JA: Sim. As regras do jogo são as regras da legislação brasileira. Elas terão que ser cumpridas, inclusive a questão de licenciamento. Não é porque pertence ao fundo que terá tratamento diferenciado, não haverá. O que o governo está buscando com muita energia é a modernização do marco regulatório, seja ambiental, trabalhista, previdenciário, tudo isso está em curso, mas não há privilégio para um projeto financiado pelo fundo.

DC: De qualquer forma o congresso deve flexibilizar essas regras… (os ambientalistas temem que os parlamentares afrouxem a legislação ambiental especialmente depois que o presidente da República vetou as Medidas Provisórias que reduziriam áreas de preservação ambiental)

JA: Sim, é verdade.

DC: E o senhor diria que essa flexibilização se deve ao interesse chinês?

JA: Vou chutar: eu diria que sim. Você facilita as condições para se fazer negócio e licenciamento influencia a decisão chinesa, americana, brasileira. Eu tendo a dizer que sim.

DC: O fundo é uma demonstração do aumento do interesse da China pelo Brasil?

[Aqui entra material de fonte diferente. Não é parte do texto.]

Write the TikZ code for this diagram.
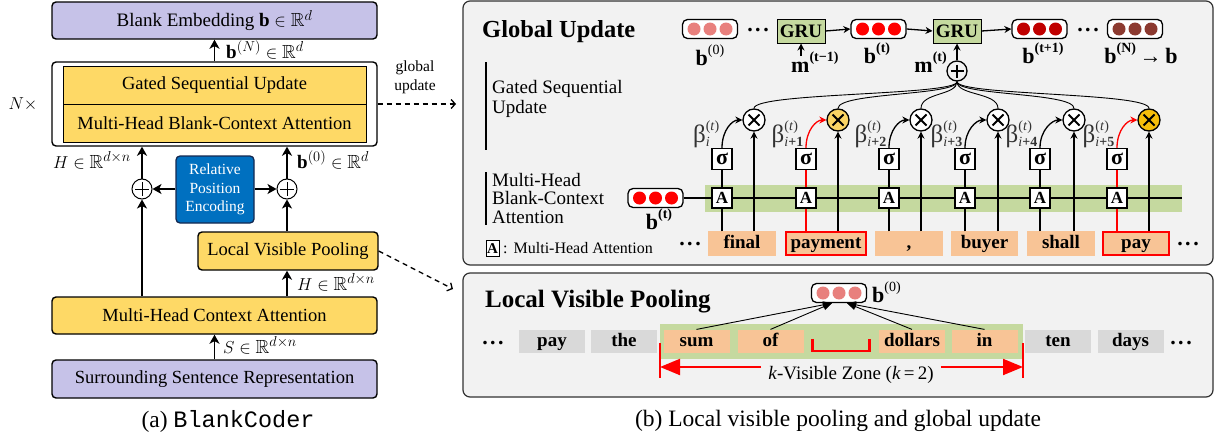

JA: Não tenho dúvida. Disso tenho certeza. É a demonstração da aproximação de Brasil e China pelo lado econômico, dos negócios, pelo lado político e isso é muito positivo. O fundo não teria acontecido se não houvesse essa percepção da necessidade de aproximação das duas Nações. As duas Nações têm muito a fazer em conjunto, são muitas oportunidades promissoras, de benefício mútuo e isso é que permitiu que esse fundo fosse criado e desenvolvido e que entre em operação.

DC: O fundo foi criado neste governo ou é anterior a ele?

JA: Quando o Primeiro Ministro Li Keqiang esteve aqui, em 2015, falou-se na criação de um fundo de US$ 50 bilhões, mas era unilateral. Aquilo não decolou e adormeceu. Em agosto do ano passado, nesse governo, retomamos o assunto, com uma ótica diferente: um fundo bilateral, de decisões paritárias, tiramos as condicionalidades que havia como a necessidade de participação de empresa chinesa e de compra de equipamento chinês, isso tudo foi sendo deixado para trás, resultado de uma negociação que refletia o interesse das partes em interagir em seguir adiante. Começamos em agosto e concluímos na semana retrasada.